Ein weiterer Aspekt, der in die Interessenabwägung einzustellen sein kann, ist, ob und wann die Finanzierung im Schiedsverfahren offengelegt worden ist. Wie die Entscheidung in der Sache Tenke Fungurume Mining SA gezeigt hat, spricht eine Offenlegung zu einem späten Zeitpunkt – in dem dortigen Sachverhalt erst im Rahmen der Kostenanträge – zwar nicht grundsätzlich gegen eine Erstattungsfähigkeit der Kosten. Wenn die Finanzierung erst zu einem späten Zeitpunkt offengelegt wird, kann dies vom Gericht aber als Benachteiligung der anderen Partei angesehen werden. Denn diese hat dann keine Möglichkeit einzuschätzen, welche Kosten auf sie im Fall eines negativen Prozessausgangs zukommen [so auch zum anwaltlichen Erfolgshonorar Trittmann, in: Kostenerstattung im Schiedsverfahren, ZVglRWiss 114 (2015), S. 469, 487]. Vor diesem Hintergrund dürfte aus unserer Sicht eine frühzeitige Offenlegung der Finanzierung dann anzuraten sein, wenn bereits entschieden ist, dass im Rahmen der Kostenanträge die Erstattung der Finanzierungskosten beantragt werden soll.

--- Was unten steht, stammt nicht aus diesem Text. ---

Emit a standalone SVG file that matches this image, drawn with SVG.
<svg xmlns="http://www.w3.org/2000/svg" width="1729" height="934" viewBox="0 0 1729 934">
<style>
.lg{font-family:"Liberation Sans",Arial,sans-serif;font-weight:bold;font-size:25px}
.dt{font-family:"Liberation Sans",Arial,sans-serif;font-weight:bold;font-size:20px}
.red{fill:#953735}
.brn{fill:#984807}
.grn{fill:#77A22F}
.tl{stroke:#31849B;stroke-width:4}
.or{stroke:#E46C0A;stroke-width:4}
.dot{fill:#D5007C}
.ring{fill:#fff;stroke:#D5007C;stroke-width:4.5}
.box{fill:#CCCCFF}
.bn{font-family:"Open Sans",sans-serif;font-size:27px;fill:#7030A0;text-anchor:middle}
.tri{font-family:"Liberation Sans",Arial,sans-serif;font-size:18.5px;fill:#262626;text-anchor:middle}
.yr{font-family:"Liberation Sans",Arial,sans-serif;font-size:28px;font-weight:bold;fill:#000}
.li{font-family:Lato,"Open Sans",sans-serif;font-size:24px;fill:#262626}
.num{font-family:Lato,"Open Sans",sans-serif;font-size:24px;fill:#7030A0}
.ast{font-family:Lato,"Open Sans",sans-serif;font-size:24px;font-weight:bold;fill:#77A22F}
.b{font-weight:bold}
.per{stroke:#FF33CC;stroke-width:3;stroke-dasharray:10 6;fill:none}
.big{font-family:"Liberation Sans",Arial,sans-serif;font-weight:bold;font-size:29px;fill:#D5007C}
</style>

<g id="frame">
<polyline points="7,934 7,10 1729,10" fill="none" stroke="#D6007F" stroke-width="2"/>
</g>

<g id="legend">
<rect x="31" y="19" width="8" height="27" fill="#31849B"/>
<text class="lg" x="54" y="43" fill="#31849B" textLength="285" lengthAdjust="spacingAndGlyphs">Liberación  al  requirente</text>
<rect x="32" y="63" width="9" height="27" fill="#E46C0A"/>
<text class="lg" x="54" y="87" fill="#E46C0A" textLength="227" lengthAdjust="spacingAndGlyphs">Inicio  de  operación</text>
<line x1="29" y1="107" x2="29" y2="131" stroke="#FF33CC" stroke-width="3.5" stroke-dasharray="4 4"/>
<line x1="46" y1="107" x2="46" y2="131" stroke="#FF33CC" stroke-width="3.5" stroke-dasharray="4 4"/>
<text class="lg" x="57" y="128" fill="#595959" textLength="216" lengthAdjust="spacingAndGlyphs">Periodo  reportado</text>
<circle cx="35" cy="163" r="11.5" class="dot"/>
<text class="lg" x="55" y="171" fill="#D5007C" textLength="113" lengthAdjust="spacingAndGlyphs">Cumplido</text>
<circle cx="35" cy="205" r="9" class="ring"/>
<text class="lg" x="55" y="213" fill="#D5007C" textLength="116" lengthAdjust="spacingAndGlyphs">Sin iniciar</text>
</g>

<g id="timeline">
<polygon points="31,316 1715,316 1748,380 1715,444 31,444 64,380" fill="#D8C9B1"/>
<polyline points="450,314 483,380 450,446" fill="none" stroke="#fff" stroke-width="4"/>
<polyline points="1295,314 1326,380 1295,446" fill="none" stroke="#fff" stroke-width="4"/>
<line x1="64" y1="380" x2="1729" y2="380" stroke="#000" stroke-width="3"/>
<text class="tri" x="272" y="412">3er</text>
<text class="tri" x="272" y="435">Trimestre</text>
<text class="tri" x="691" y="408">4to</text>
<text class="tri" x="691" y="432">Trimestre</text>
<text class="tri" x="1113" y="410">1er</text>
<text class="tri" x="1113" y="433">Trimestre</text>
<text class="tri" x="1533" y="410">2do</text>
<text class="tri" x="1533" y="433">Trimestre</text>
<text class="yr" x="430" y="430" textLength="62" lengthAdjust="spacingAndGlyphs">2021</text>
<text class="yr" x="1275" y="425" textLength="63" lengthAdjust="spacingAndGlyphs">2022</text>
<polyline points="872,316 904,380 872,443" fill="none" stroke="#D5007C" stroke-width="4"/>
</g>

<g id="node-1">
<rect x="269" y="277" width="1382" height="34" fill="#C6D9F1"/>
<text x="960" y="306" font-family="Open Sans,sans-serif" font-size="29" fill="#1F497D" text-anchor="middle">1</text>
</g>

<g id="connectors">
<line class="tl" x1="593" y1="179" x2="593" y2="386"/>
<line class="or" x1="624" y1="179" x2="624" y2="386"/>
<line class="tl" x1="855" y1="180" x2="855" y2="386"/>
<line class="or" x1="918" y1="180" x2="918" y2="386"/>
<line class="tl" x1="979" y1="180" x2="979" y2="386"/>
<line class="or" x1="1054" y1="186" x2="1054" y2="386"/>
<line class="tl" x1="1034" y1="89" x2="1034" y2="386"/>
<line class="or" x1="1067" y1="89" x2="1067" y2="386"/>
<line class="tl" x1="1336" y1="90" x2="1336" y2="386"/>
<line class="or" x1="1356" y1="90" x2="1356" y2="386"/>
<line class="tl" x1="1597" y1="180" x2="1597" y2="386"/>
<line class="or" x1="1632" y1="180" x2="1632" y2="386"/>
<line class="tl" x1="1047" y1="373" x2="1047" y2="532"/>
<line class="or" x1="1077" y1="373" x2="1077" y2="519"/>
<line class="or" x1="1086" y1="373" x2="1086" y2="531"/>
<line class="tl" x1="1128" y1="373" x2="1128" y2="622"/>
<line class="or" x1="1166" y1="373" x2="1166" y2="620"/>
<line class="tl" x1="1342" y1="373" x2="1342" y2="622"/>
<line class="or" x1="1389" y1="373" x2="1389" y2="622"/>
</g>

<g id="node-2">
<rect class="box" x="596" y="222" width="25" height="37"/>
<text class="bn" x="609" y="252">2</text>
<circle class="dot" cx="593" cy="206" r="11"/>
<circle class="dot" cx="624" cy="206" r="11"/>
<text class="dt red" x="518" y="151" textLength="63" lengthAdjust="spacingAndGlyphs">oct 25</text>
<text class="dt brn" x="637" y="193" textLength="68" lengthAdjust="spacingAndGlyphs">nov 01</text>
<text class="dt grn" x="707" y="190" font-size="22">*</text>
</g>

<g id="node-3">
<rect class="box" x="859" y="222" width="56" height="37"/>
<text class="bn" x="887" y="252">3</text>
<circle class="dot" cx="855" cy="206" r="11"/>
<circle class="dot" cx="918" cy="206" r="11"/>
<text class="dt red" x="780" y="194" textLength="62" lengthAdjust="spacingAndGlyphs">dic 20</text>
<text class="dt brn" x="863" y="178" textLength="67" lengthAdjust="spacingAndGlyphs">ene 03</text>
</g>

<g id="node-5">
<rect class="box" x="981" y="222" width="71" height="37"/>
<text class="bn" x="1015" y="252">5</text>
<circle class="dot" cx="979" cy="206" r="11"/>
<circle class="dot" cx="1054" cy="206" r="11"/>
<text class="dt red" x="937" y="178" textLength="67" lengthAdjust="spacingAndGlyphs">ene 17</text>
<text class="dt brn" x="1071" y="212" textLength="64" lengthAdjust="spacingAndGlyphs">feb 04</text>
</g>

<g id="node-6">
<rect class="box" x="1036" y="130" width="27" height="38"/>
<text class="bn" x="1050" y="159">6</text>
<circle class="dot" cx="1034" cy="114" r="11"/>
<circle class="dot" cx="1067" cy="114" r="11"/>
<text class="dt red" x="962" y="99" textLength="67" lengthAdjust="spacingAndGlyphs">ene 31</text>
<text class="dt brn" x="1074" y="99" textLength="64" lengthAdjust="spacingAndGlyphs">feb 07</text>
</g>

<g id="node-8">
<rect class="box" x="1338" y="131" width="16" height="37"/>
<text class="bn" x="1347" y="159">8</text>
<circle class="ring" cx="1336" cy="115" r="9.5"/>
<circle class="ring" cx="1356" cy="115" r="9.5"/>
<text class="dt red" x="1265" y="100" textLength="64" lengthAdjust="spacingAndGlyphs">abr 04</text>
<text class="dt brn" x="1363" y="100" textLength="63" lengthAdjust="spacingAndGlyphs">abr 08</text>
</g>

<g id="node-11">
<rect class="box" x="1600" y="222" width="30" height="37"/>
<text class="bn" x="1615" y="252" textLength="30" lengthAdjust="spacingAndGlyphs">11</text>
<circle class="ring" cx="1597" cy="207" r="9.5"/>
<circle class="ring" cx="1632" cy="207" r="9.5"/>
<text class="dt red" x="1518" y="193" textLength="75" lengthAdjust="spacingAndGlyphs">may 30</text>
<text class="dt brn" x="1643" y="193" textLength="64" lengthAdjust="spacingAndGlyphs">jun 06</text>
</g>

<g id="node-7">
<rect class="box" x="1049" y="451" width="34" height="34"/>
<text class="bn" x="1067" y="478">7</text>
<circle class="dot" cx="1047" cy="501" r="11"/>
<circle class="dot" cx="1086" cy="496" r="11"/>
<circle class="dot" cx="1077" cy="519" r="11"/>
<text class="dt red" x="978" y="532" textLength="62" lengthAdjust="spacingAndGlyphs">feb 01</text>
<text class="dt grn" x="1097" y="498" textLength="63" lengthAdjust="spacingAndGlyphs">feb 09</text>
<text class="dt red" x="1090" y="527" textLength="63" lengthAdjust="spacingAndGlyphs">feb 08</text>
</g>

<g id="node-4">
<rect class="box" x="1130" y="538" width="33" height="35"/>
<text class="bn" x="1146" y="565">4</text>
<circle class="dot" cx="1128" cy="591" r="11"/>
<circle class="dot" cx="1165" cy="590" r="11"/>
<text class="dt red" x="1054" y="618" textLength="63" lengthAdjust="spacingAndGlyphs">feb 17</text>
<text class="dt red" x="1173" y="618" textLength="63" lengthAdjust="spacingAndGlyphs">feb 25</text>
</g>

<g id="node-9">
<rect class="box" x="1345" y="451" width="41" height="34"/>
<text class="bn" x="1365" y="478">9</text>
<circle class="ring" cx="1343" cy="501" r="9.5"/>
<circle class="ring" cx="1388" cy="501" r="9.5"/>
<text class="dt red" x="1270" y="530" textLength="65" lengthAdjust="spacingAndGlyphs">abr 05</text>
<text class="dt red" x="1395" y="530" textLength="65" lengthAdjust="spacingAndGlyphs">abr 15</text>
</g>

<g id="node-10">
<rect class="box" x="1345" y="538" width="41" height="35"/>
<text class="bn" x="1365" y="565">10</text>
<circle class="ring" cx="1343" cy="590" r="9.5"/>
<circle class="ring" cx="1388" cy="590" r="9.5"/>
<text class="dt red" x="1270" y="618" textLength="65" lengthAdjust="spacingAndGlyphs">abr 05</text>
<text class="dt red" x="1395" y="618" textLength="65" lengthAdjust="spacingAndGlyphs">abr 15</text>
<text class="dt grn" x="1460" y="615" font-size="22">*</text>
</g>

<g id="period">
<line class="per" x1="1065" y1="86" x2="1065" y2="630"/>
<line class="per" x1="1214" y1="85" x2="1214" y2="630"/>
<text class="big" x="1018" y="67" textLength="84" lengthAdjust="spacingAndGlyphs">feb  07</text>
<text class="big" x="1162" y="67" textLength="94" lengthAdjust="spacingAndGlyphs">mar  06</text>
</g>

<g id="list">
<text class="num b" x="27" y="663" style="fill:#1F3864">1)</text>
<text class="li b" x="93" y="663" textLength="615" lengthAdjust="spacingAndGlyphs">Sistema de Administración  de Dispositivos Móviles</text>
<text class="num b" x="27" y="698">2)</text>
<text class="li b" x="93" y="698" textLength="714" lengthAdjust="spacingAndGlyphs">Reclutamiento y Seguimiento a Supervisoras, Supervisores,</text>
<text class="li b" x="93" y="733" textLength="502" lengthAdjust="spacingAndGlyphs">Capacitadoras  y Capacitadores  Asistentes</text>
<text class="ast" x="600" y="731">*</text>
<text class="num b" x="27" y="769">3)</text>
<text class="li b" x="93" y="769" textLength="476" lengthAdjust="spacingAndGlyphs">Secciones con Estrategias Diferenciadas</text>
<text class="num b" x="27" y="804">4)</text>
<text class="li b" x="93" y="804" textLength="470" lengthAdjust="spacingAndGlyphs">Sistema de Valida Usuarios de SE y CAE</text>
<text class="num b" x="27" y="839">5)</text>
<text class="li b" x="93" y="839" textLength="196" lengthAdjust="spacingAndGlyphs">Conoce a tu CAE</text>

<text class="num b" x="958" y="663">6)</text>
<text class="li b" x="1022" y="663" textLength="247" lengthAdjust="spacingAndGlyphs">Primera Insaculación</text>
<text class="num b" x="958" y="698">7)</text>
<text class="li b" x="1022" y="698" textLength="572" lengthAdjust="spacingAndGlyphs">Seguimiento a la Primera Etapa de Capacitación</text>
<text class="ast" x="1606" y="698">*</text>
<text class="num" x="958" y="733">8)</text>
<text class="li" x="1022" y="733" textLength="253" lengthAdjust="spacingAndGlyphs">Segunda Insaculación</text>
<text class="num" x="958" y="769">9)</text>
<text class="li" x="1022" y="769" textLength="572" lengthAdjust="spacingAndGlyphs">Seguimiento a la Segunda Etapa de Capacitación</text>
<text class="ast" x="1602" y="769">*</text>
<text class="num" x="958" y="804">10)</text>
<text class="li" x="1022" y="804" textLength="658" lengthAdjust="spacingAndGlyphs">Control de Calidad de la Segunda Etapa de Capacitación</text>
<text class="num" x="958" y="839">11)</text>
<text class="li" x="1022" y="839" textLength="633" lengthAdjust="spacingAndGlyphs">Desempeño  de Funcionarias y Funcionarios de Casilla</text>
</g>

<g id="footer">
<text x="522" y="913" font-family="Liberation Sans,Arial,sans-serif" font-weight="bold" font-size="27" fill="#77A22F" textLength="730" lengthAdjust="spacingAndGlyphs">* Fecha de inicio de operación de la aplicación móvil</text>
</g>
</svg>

Zusammenfassung und Ausblick

Insgesamt ist ein Trend erkennbar, dass Schiedsgerichte zunehmend mit finanzierten Schiedsverfahren vertraut sind. Als Folge dieser Entwicklung ist auch sichtbar, dass Schiedsgerichte Finanzierungskosten heute häufiger im Rahmen der Kostenentscheidung zusprechen. Insbesondere dürfte viel dafür sprechen, dass Finanzierungskosten grundsätzlich erstattungsfähig sind. Im Einzelfall müssen die Schiedsgerichte im Rahmen des ihnen zustehenden Ermessens aber entscheiden, ob die konkret angefallenen Finanzierungskosten angemessen sind. Bei der Beantwortung dieser Fragen werden die Schiedsgerichte einzelfallorientiert eine Vielzahl von Aspekten berücksichtigen müssen.